▶ **INFORMATION SHOWN**:
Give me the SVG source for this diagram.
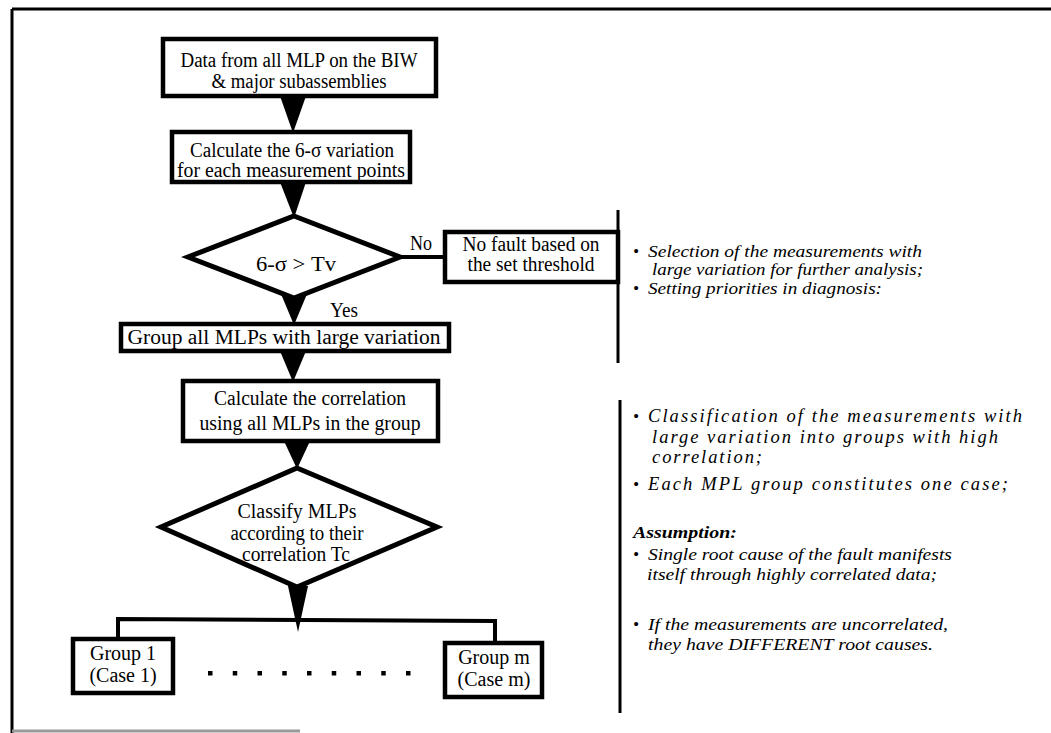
<svg xmlns="http://www.w3.org/2000/svg" width="1051" height="733" viewBox="0 0 1051 733">
<style>
.box{fill:#fff;stroke:#000;stroke-width:4.5}
.dia{fill:#fff;stroke:#000;stroke-width:5;stroke-linejoin:miter}
.t{font-family:"Liberation Serif","Times New Roman",serif;font-size:20px;fill:#000;text-anchor:middle}
.lbl{font-family:"Liberation Serif","Times New Roman",serif;font-size:20px;fill:#000}
.r{font-family:"Liberation Serif","Times New Roman",serif;font-style:italic;font-size:17px;fill:#000}
.r2{font-family:"Liberation Serif","Times New Roman",serif;font-style:italic;font-size:18.5px;fill:#000}
.b{font-weight:bold}
.conn{stroke:#000;stroke-width:4;fill:none}
.arr{fill:#000;stroke:none}
.frame{stroke:#000;stroke-width:3;fill:none}
</style>
<g id="frame">
<line class="frame" x1="12" y1="9" x2="1051" y2="9"/>
<line class="frame" x1="12" y1="9" x2="12" y2="733"/>
<line x1="12" y1="731" x2="300" y2="731" stroke="#999" stroke-width="3"/>
</g>
<g id="connectors">
<polygon class="arr" points="280,96 306,96 293,133"/>
<polygon class="arr" points="280,182 306,182 294,218"/>
<line class="conn" x1="398" y1="257" x2="445" y2="257"/>
<polygon class="arr" points="281,294 307,294 294,325"/>
<polygon class="arr" points="280,351 306,351 293,382"/>
<polygon class="arr" points="284,441 310,441 297,469"/>
<polygon class="arr" points="288,586 308,586 298,632"/>
<polyline class="conn" points="118,639 118,619 495,621 495,643"/>
<line class="frame" x1="618" y1="210" x2="618" y2="363"/>
<line class="frame" x1="620" y1="400" x2="620" y2="713"/>
</g>
<g id="n1">
<rect class="box" x="163" y="39" width="273" height="57"/>
<text class="t" x="299" y="67" textLength="237" lengthAdjust="spacingAndGlyphs">Data from all MLP on the BIW</text>
<text class="t" x="299" y="88" textLength="175" lengthAdjust="spacingAndGlyphs">&amp; major  subassemblies</text>
</g>
<g id="n2">
<rect class="box" x="172" y="132" width="238" height="50"/>
<text class="t" x="292" y="157" textLength="204" lengthAdjust="spacingAndGlyphs">Calculate the 6-σ variation</text>
<text class="t" x="291" y="177" textLength="228" lengthAdjust="spacingAndGlyphs">for each measurement points</text>
</g>
<g id="d1">
<polygon class="dia" points="294,216 400,257 294,298 188,257"/>
<text class="t" x="296" y="271" textLength="80" lengthAdjust="spacingAndGlyphs">6-σ &gt; Tv</text>
</g>
<g id="nofault">
<rect class="box" x="445" y="232" width="173" height="50"/>
<text class="t" x="531" y="251" textLength="137" lengthAdjust="spacingAndGlyphs">No fault based on</text>
<text class="t" x="531" y="271" textLength="127" lengthAdjust="spacingAndGlyphs">the set threshold</text>
</g>
<g id="labels">
<text class="lbl" x="410" y="250" textLength="22" lengthAdjust="spacingAndGlyphs">No</text>
<text class="lbl" x="330" y="317" textLength="28" lengthAdjust="spacingAndGlyphs">Yes</text>
</g>
<g id="n3">
<rect class="box" x="121" y="324" width="328" height="27"/>
<text class="t" x="284" y="344" textLength="313" lengthAdjust="spacingAndGlyphs">Group all MLPs with large variation</text>
</g>
<g id="n4">
<rect class="box" x="183" y="381" width="255" height="60"/>
<text class="t" x="310" y="405" textLength="192" lengthAdjust="spacingAndGlyphs">Calculate the correlation</text>
<text class="t" x="310" y="430" textLength="221" lengthAdjust="spacingAndGlyphs">using all MLPs in the group</text>
</g>
<g id="d2">
<polygon class="dia" points="297,468 437,527 297,587 161,527"/>
<text class="t" x="297" y="518" textLength="119" lengthAdjust="spacingAndGlyphs">Classify MLPs</text>
<text class="t" x="297" y="540" textLength="133" lengthAdjust="spacingAndGlyphs">according to their</text>
<text class="t" x="296" y="561" textLength="108" lengthAdjust="spacingAndGlyphs">correlation Tc</text>
</g>
<g id="g1">
<rect class="box" x="73" y="639" width="100" height="54"/>
<text class="t" x="123" y="660">Group 1</text>
<text class="t" x="123" y="682">(Case 1)</text>
</g>
<g id="gm">
<rect class="box" x="445" y="643" width="97" height="54"/>
<text class="t" x="494" y="664">Group m</text>
<text class="t" x="494" y="686">(Case m)</text>
</g>
<g id="dots" fill="#000">
<rect x="208" y="671" width="4.5" height="4.5"/>
<rect x="232.75" y="671" width="4.5" height="4.5"/>
<rect x="257.5" y="671" width="4.5" height="4.5"/>
<rect x="282.25" y="671" width="4.5" height="4.5"/>
<rect x="307" y="671" width="4.5" height="4.5"/>
<rect x="331.75" y="671" width="4.5" height="4.5"/>
<rect x="356.5" y="671" width="4.5" height="4.5"/>
<rect x="381.25" y="671" width="4.5" height="4.5"/>
<rect x="406" y="671" width="4.5" height="4.5"/>
</g>
<g id="notes1">
<text class="r" x="633" y="257">•</text>
<text class="r" x="648" y="257" textLength="274" lengthAdjust="spacingAndGlyphs">Selection of the measurements with</text>
<text class="r" x="652" y="275" textLength="271" lengthAdjust="spacingAndGlyphs">large variation for further analysis;</text>
<text class="r" x="633" y="294">•</text>
<text class="r" x="648" y="294" textLength="234" lengthAdjust="spacingAndGlyphs">Setting priorities in diagnosis:</text>
</g>
<g id="notes2">
<text class="r" x="633" y="422">•</text>
<text class="r2" x="648" y="422" textLength="374" lengthAdjust="spacing">Classification of the measurements with</text>
<text class="r2" x="652" y="443" textLength="346" lengthAdjust="spacing">large variation into groups with high</text>
<text class="r2" x="652" y="463" textLength="110" lengthAdjust="spacing">correlation;</text>
<text class="r" x="633" y="490">•</text>
<text class="r2" x="648" y="490" textLength="360" lengthAdjust="spacing">Each MPL group constitutes one case;</text>
<text class="r b" x="633" y="538" textLength="104" lengthAdjust="spacingAndGlyphs">Assumption:</text>
<text class="r" x="633" y="560">•</text>
<text class="r" x="648" y="560" textLength="304" lengthAdjust="spacingAndGlyphs">Single root cause of the fault manifests</text>
<text class="r" x="647" y="580" textLength="290" lengthAdjust="spacingAndGlyphs">itself through highly correlated data;</text>
<text class="r" x="633" y="630">•</text>
<text class="r" x="648" y="630" textLength="300" lengthAdjust="spacingAndGlyphs">If the measurements are uncorrelated,</text>
<text class="r" x="648" y="650" textLength="285" lengthAdjust="spacingAndGlyphs">they have DIFFERENT root causes.</text>
</g>
</svg>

▶ **WHAT TO WORK ON**: Copy the material shown above in full and exactly. Skip the pictures.

▶ **EXERCISE RESPONSE**:
Give me the SVG source for this diagram.
<svg xmlns="http://www.w3.org/2000/svg" width="1051" height="733" viewBox="0 0 1051 733">
<style>
.box{fill:#fff;stroke:#000;stroke-width:4.5}
.dia{fill:#fff;stroke:#000;stroke-width:5;stroke-linejoin:miter}
.t{font-family:"Liberation Serif","Times New Roman",serif;font-size:20px;fill:#000;text-anchor:middle}
.lbl{font-family:"Liberation Serif","Times New Roman",serif;font-size:20px;fill:#000}
.r{font-family:"Liberation Serif","Times New Roman",serif;font-style:italic;font-size:17px;fill:#000}
.r2{font-family:"Liberation Serif","Times New Roman",serif;font-style:italic;font-size:18.5px;fill:#000}
.b{font-weight:bold}
.conn{stroke:#000;stroke-width:4;fill:none}
.arr{fill:#000;stroke:none}
.frame{stroke:#000;stroke-width:3;fill:none}
</style>
<g id="frame">
<line class="frame" x1="12" y1="9" x2="1051" y2="9"/>
<line class="frame" x1="12" y1="9" x2="12" y2="733"/>
<line x1="12" y1="731" x2="300" y2="731" stroke="#999" stroke-width="3"/>
</g>
<g id="connectors">
<polygon class="arr" points="280,96 306,96 293,133"/>
<polygon class="arr" points="280,182 306,182 294,218"/>
<line class="conn" x1="398" y1="257" x2="445" y2="257"/>
<polygon class="arr" points="281,294 307,294 294,325"/>
<polygon class="arr" points="280,351 306,351 293,382"/>
<polygon class="arr" points="284,441 310,441 297,469"/>
<polygon class="arr" points="288,586 308,586 298,632"/>
<polyline class="conn" points="118,639 118,619 495,621 495,643"/>
<line class="frame" x1="618" y1="210" x2="618" y2="363"/>
<line class="frame" x1="620" y1="400" x2="620" y2="713"/>
</g>
<g id="n1">
<rect class="box" x="163" y="39" width="273" height="57"/>
<text class="t" x="299" y="67" textLength="237" lengthAdjust="spacingAndGlyphs">Data from all MLP on the BIW</text>
<text class="t" x="299" y="88" textLength="175" lengthAdjust="spacingAndGlyphs">&amp; major  subassemblies</text>
</g>
<g id="n2">
<rect class="box" x="172" y="132" width="238" height="50"/>
<text class="t" x="292" y="157" textLength="204" lengthAdjust="spacingAndGlyphs">Calculate the 6-σ variation</text>
<text class="t" x="291" y="177" textLength="228" lengthAdjust="spacingAndGlyphs">for each measurement points</text>
</g>
<g id="d1">
<polygon class="dia" points="294,216 400,257 294,298 188,257"/>
<text class="t" x="296" y="271" textLength="80" lengthAdjust="spacingAndGlyphs">6-σ &gt; Tv</text>
</g>
<g id="nofault">
<rect class="box" x="445" y="232" width="173" height="50"/>
<text class="t" x="531" y="251" textLength="137" lengthAdjust="spacingAndGlyphs">No fault based on</text>
<text class="t" x="531" y="271" textLength="127" lengthAdjust="spacingAndGlyphs">the set threshold</text>
</g>
<g id="labels">
<text class="lbl" x="410" y="250" textLength="22" lengthAdjust="spacingAndGlyphs">No</text>
<text class="lbl" x="330" y="317" textLength="28" lengthAdjust="spacingAndGlyphs">Yes</text>
</g>
<g id="n3">
<rect class="box" x="121" y="324" width="328" height="27"/>
<text class="t" x="284" y="344" textLength="313" lengthAdjust="spacingAndGlyphs">Group all MLPs with large variation</text>
</g>
<g id="n4">
<rect class="box" x="183" y="381" width="255" height="60"/>
<text class="t" x="310" y="405" textLength="192" lengthAdjust="spacingAndGlyphs">Calculate the correlation</text>
<text class="t" x="310" y="430" textLength="221" lengthAdjust="spacingAndGlyphs">using all MLPs in the group</text>
</g>
<g id="d2">
<polygon class="dia" points="297,468 437,527 297,587 161,527"/>
<text class="t" x="297" y="518" textLength="119" lengthAdjust="spacingAndGlyphs">Classify MLPs</text>
<text class="t" x="297" y="540" textLength="133" lengthAdjust="spacingAndGlyphs">according to their</text>
<text class="t" x="296" y="561" textLength="108" lengthAdjust="spacingAndGlyphs">correlation Tc</text>
</g>
<g id="g1">
<rect class="box" x="73" y="639" width="100" height="54"/>
<text class="t" x="123" y="660">Group 1</text>
<text class="t" x="123" y="682">(Case 1)</text>
</g>
<g id="gm">
<rect class="box" x="445" y="643" width="97" height="54"/>
<text class="t" x="494" y="664">Group m</text>
<text class="t" x="494" y="686">(Case m)</text>
</g>
<g id="dots" fill="#000">
<rect x="208" y="671" width="4.5" height="4.5"/>
<rect x="232.75" y="671" width="4.5" height="4.5"/>
<rect x="257.5" y="671" width="4.5" height="4.5"/>
<rect x="282.25" y="671" width="4.5" height="4.5"/>
<rect x="307" y="671" width="4.5" height="4.5"/>
<rect x="331.75" y="671" width="4.5" height="4.5"/>
<rect x="356.5" y="671" width="4.5" height="4.5"/>
<rect x="381.25" y="671" width="4.5" height="4.5"/>
<rect x="406" y="671" width="4.5" height="4.5"/>
</g>
<g id="notes1">
<text class="r" x="633" y="257">•</text>
<text class="r" x="648" y="257" textLength="274" lengthAdjust="spacingAndGlyphs">Selection of the measurements with</text>
<text class="r" x="652" y="275" textLength="271" lengthAdjust="spacingAndGlyphs">large variation for further analysis;</text>
<text class="r" x="633" y="294">•</text>
<text class="r" x="648" y="294" textLength="234" lengthAdjust="spacingAndGlyphs">Setting priorities in diagnosis:</text>
</g>
<g id="notes2">
<text class="r" x="633" y="422">•</text>
<text class="r2" x="648" y="422" textLength="374" lengthAdjust="spacing">Classification of the measurements with</text>
<text class="r2" x="652" y="443" textLength="346" lengthAdjust="spacing">large variation into groups with high</text>
<text class="r2" x="652" y="463" textLength="110" lengthAdjust="spacing">correlation;</text>
<text class="r" x="633" y="490">•</text>
<text class="r2" x="648" y="490" textLength="360" lengthAdjust="spacing">Each MPL group constitutes one case;</text>
<text class="r b" x="633" y="538" textLength="104" lengthAdjust="spacingAndGlyphs">Assumption:</text>
<text class="r" x="633" y="560">•</text>
<text class="r" x="648" y="560" textLength="304" lengthAdjust="spacingAndGlyphs">Single root cause of the fault manifests</text>
<text class="r" x="647" y="580" textLength="290" lengthAdjust="spacingAndGlyphs">itself through highly correlated data;</text>
<text class="r" x="633" y="630">•</text>
<text class="r" x="648" y="630" textLength="300" lengthAdjust="spacingAndGlyphs">If the measurements are uncorrelated,</text>
<text class="r" x="648" y="650" textLength="285" lengthAdjust="spacingAndGlyphs">they have DIFFERENT root causes.</text>
</g>
</svg>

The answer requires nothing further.